How would things be different if we stopped talking about a “desktop” with all it’s connotations of a desk in an office and started talking about a “workspace”.
So what would our computer workspace consist of? We would need a workflow engine through which every decision was put. No more long, languid e-mails, just clear questions with automatic checklists to make sure that, say, the resource implications of each decision were considered as a matter of course. Perhaps even with links to the current budget / people /skills of the person wanting to commit resources. Alongside the workflow engine would be a networking tool that enabled people at all levels to see what others were doing and jump in to conversations on topics of interest.
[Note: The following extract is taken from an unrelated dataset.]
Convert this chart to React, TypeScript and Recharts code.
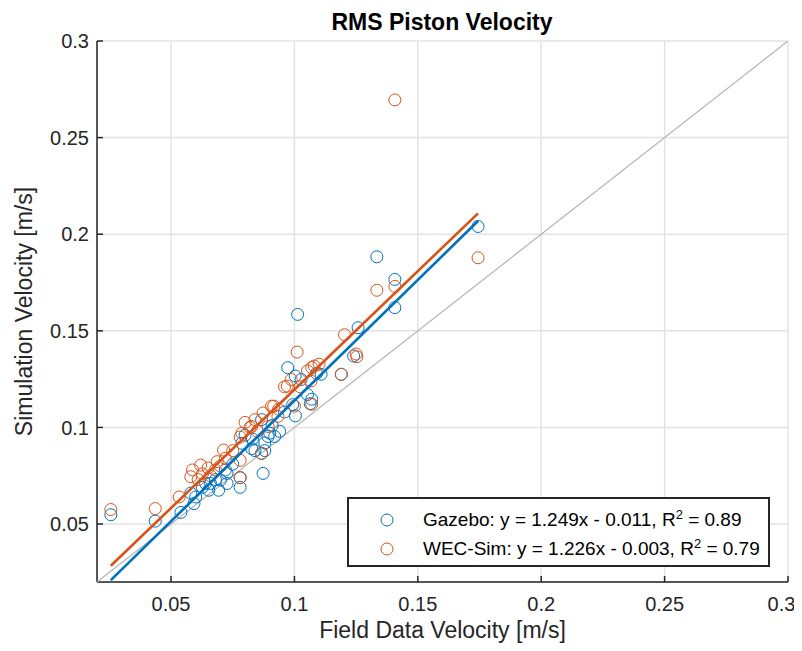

Of course there is probably a need to have bilateral communications tools such as instant messaging embedded in all of this. We probably also need E mail (with the ‘reply all’ button removed) but only as a tool of last resort, because as anyone with teenagers knows you only get e-mail from grown-ups. All of this needs to run in a way that optimizes processor capacity within all devices and really minimises the bandwidth required to make this work so that it runs as well on a hillside, in a coffee shop or in a moving vehicle as it does in the office
So how would my day be different? I would be able to see clearly what my teams were working on, jumping in where I could add value and perspective. I would be able to see all of the decisions I needed to be part of. I (and more importantly everyone else) would be able to see how I was performing in terms of getting stuff done. If I was sitting on things then that would be clear. It would also be clear to everyone who was adding value to what.
So Microsoft, Google et al, please don’t upgrade Office and co by adding shiny buttons, rebuild it from the ground up as a minimum viable product that quickly networks and enables a 21st century workplace that works well anywhere – enabling an approach to work that would actually impress the Victorians.